The core of 3Tera's approach is its established grid operating system, AppLogic, which enables users to scale applications up and down on demand across commodity servers, without having to modify their code. Since AppLogic is chugging away behind so much of what Cloudware will do, it's worth recapping what it can do: scale applications from a piece of a server to the whole server farm; add or drop servers or storage without interrupting the running application; automate failover; and simplify management of servers, storage and applications from a browser. With AppLogic as its sort of magic center, Cloudware will dynamically create virtual appliances that build the "disposable" infrastructure an application needs to run.
3Tera just released beta version 2.3 of AppLogic, "the first step toward Cloudware," Armijo says. The biggest addition probably is support for Open Solaris and Solaris 10. The virtual appliance catalog now includes Open Solaris-based appliances, but not Solaris 10 appliances because of Sun licensing requirements, the company says. The core system also now supports 64-bit applications. Windows support is planned for August, Armijo says. ("No way you can do cloud computing without supporting Windows," says Armijo.)
Other planned additions include pre-fabricated MySQL clusters, database replication appliances and the ability to choose multiple centers worldwide.
However, while AppLogic is a significant component of Cloudware, it is not Cloudware itself. "We're taking AppLogic and breaking it down into its vital pieces," Armijo says. One of those pieces is ADL, or application descriptor language. "Just as the Web had HTML," he says, "the cloud can have ADL. It has been part of AppLogic since day one, but we haven't exposed it until now. People will be able to see how AppLogic builds applications. Lo and behold, it's very much like what we see with HMTL. Just as HTML tells your browser how to build a Web page, ADL can tell the cloud how to build infrastructure. With an ADL file, we're going to be able to describe a service."
Cloudware is designed to provide the necessary elements for scalable cloud computing, including: AppLogic, the execution engine, which creates resource pools of computing, storage and networking capabilities; a global catalog where developers can publish their appliances and applications for other cloud users; a control interface, including monitoring screens, dashboards, design and development tools, and a Web services API for adding features to the cloud; the infrastructure delivery network, which provides authentication, resource registration, control interfaces and catalogs; and client software that will enable users to connect to the cloud and run applications as if they were on a regular network.
"We want to offer our components and open all the specs for the cloud, and make sure they're defined well enough so that people can build to them," Armijo says. "Cloudware is about going way beyond an API to describe infrastructure at a higher level and being able to piece together large services, like we do with information today on the Web." 3Tera will start publishing specifications as to how the different components interact, as well as the specs for ADL, and at some point approach standards bodies, he says.
In the open cloud 3Tera envisions, AppLogic and other Cloudware elements will enable the system to build the different components needed for infrastructure. "An ADL descriptor will build the application or service for you, and that application will be to move and use resources anywhere," Armijo says. "In Cloudware, you wouldn't have to establish a relationship with a datacenter when you suddenly need resources to handle an increase in traffic, or to provide disaster recovery.

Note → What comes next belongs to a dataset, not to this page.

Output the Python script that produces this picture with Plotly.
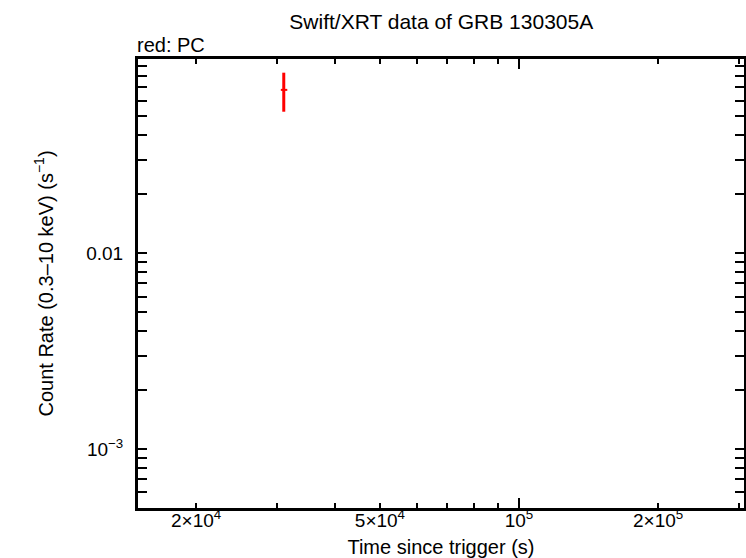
import plotly.graph_objects as go

# PC mode data point (time in s, rate in counts/s)
pc_time = [3.096e4]
pc_time_minus = [450]
pc_time_plus = [550]
pc_rate = [0.068]
pc_rate_minus = [0.0154]
pc_rate_plus = [0.0152]

x_tickvals = [2e4, 5e4, 1e5, 2e5]
x_ticktext = ["2×10<sup>4</sup>", "5×10<sup>4</sup>", "10<sup>5</sup>", "2×10<sup>5</sup>"]
y_tickvals = [1e-3, 1e-2]
y_ticktext = ["10<sup>−3</sup>", "0.01"]

x_range = [4.1753, 5.487]
y_range = [-3.301, -1.01]

font = "Liberation Sans, Arial, Helvetica, sans-serif"

fig = go.Figure()
fig.add_trace(go.Scatter(
    x=pc_time, y=pc_rate, mode="markers",
    marker=dict(color="red", size=1),
    error_x=dict(type="data", symmetric=False, array=pc_time_plus,
                 arrayminus=pc_time_minus, color="red", thickness=2, width=0),
    error_y=dict(type="data", symmetric=False, array=pc_rate_plus,
                 arrayminus=pc_rate_minus, color="red", thickness=3, width=0),
    showlegend=False, hoverinfo="x+y",
))
# empty trace so the overlay axis (long decade tick) is drawn
fig.add_trace(go.Scatter(x=[], y=[], xaxis="x2", yaxis="y", showlegend=False))

fig.update_layout(
    width=746, height=558,
    margin=dict(l=138, r=2, t=59, b=50),
    paper_bgcolor="white", plot_bgcolor="white",
    font=dict(family=font, size=19, color="black"),
    title=dict(text="Swift/XRT data of GRB 130305A", x=0.5915, xanchor="center",
               y=0.9606, yanchor="middle", font=dict(size=21)),
    xaxis=dict(
        type="log", range=x_range, tickvals=x_tickvals, ticktext=x_ticktext,
        ticks="inside", ticklen=5, tickwidth=2, tickcolor="black",
        minor=dict(ticks="inside", ticklen=5, tickwidth=2, tickcolor="black", dtick="D1"),
        showline=True, linewidth=3, linecolor="black", mirror="allticks",
        showgrid=False, zeroline=False, automargin=False,
        ticklabelstandoff=-7,
        title=dict(text="Time since trigger (s)", font=dict(size=20), standoff=12),
        tickfont=dict(size=19),
    ),
    xaxis2=dict(
        type="log", range=x_range, overlaying="x", anchor="y", side="bottom",
        tickvals=[1e5], ticks="inside", ticklen=10, tickwidth=2, tickcolor="black",
        showticklabels=False, showline=False, mirror="allticks",
        showgrid=False, zeroline=False, automargin=False,
    ),
    yaxis=dict(
        type="log", range=y_range, tickvals=y_tickvals, ticktext=y_ticktext,
        ticks="inside", ticklen=9, tickwidth=2, tickcolor="black",
        minor=dict(ticks="inside", ticklen=5, tickwidth=2, tickcolor="black", dtick="D1"),
        showline=True, linewidth=3, linecolor="black", mirror="allticks",
        showgrid=False, zeroline=False, automargin=False,
        ticklabelstandoff=8,
        title=dict(text="Count Rate (0.3–10 keV) (s<sup>−1</sup>)", font=dict(size=20), standoff=28),
        tickfont=dict(size=19),
    ),
    annotations=[dict(text="red: PC", xref="paper", yref="paper", x=0, y=1.0,
                      xanchor="left", yanchor="bottom", yshift=1, xshift=-3,
                      showarrow=False, font=dict(size=20))],
)

# the page body has a default 8px margin; remove it so the figure sits at the top-left corner
fig.write_html("out.html", config={"displayModeBar": False},
               post_script="document.body.style.margin = '0';")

You would create instances that could then run on any other services. You can even publish your application as a service. People will be able to publish very complex infrastructure."
3Tera says Cloudware will simplify cloud development and deployment for many organizations. Any company that needs the infrastructure to run Web applications and services would benefit from not having to invest in servers and other datacenter equipment. These types of subscribers can run whatever applications and middleware they need, scale up and down as needed, and pay only for what they use. One customer 3Tera says is planning a move to Cloudware is DonorsChoose.org, a nonprofit site where people can help high schools in need.

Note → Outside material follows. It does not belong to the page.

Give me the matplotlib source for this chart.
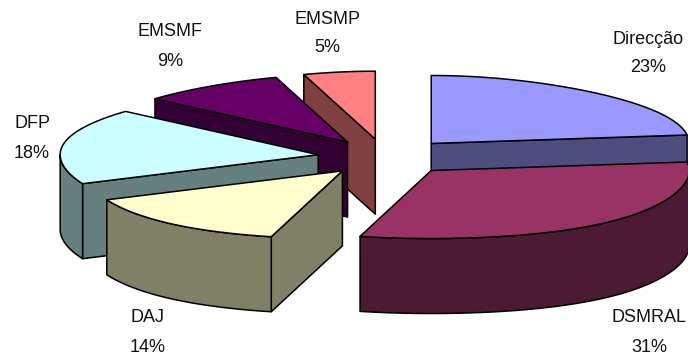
import matplotlib
matplotlib.use("Agg")
import matplotlib.pyplot as plt
from matplotlib.patches import Polygon
import numpy as np

names = ["Direcção", "DSMRAL", "DAJ", "DFP", "EMSMF", "EMSMP"]
values = [23, 31, 14, 18, 9, 5]
top_colors = ["#9999FF", "#993366", "#FFFFCC", "#CCFFFF", "#660066", "#FF8080"]
side_colors = ["#4D4D80", "#4D1A33", "#808066", "#668080", "#330033", "#804040"]
label_x = [648, 649, 148, 32, 170, 327]
label_y = [39, 318, 318, 124, 32, 19]

plt.rcParams["font.family"] = ["Liberation Sans", "DejaVu Sans"]

center_x = 386
center_y = 157
radius_x = 258
radius_y = 68
depth = 75
explode = 0.265
persp = 0.12

fig = plt.figure(figsize=(6.88, 3.56), dpi=100)
ax = fig.add_axes([0, 0, 1, 1])
ax.set_xlim(0, 688)
ax.set_ylim(356, 0)
ax.axis("off")


# point on the rim of a slice, the front of the pie is a bit wider than the back
def rim(apex, t):
    x = apex[0] + radius_x * np.sin(t) * (1 - persp * np.cos(t) ** 3)
    y = apex[1] - radius_y * np.cos(t)
    return np.column_stack([x, y])


def shape(pts, color, z):
    ax.add_patch(Polygon(pts, closed=True, facecolor=color, edgecolor="black",
                         linewidth=1.1, joinstyle="round", zorder=z))


down = np.array([0, depth])
edges = np.radians(np.concatenate([[0], np.cumsum(values)]) * 3.6)

for i in range(len(values)):
    t1 = edges[i]
    t2 = edges[i + 1]
    mid = (t1 + t2) / 2
    apex = np.array([center_x + explode * radius_x * np.sin(mid),
                     center_y - explode * radius_y * np.cos(mid)])
    # slices further back get painted first
    z = 10 - np.cos(mid)
    if i == 2:
        z = z - 0.1
    apex_pt = apex.reshape(1, 2)
    arc = rim(apex, np.linspace(t1, t2, 80))

    # flat cut faces, only those turned towards the viewer
    if np.sin(t1) < 0:
        p = rim(apex, np.array([t1]))
        shape(np.vstack([apex_pt, p, p + down, apex_pt + down]), side_colors[i], z)
    if np.sin(t2) > 0:
        p = rim(apex, np.array([t2]))
        shape(np.vstack([apex_pt, p, p + down, apex_pt + down]), side_colors[i], z)

    # outer wall, front half of the rim
    lo = max(t1, np.pi / 2)
    hi = min(t2, 3 * np.pi / 2)
    if lo < hi:
        wall = rim(apex, np.linspace(lo, hi, 80))
        shape(np.vstack([wall, wall[::-1] + down]), side_colors[i], z)

    shape(np.vstack([apex_pt, arc]), top_colors[i], z + 0.01)

    ax.text(label_x[i], label_y[i], names[i], ha="center", va="center",
            fontsize=13, color="#111111", zorder=30)
    ax.text(label_x[i], label_y[i] + 29, str(values[i]) + "%", ha="center", va="center",
            fontsize=13, color="#111111", zorder=30)

fig.savefig("out.png", dpi=100, facecolor="white")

Software developers could publish virtual appliances or complete, ready-made applications in the resource catalog. By way of example, Armijo says Oracle could offer an Oracle RAC instance that anyone can use for a subscription fee.
Datacenter operators and service providers will be able to publish resources such as servers, firewalls, load balancers, and network connectivity and make them available to customers on a subscription basis. Because this published infrastructure will be shareable -- open source infrastructure -- cloud users can take advantage of the proven efforts of others rather than have to build or buy every piece themselves.
"Fundamentally, cloud computing is about making self-service IT systems by combining grid computing and virtualization," says Alistair Croll, an analyst who covers emerging Web technologies for Bitcurrent and posts at bitcurrent.com. "This is great for operations, and it's what 3Tera addresses. But there's also a layer of services atop that, which makes things work better or makes it easier to develop applications rapidly. And that's great for engineering."
An open, Web-like cloud with a layer of innovative services has been one of 3Tera's big messages with Cloudware. The company is providing hooks into the cloud, underlying technologies and potential standards, along with a philosophy for the way forward. 3Tera execs like to note that when big cloud vendors say "cloud," they mean their cloud. In a Cloudwarian cloud, except where users want it, there will be no "their."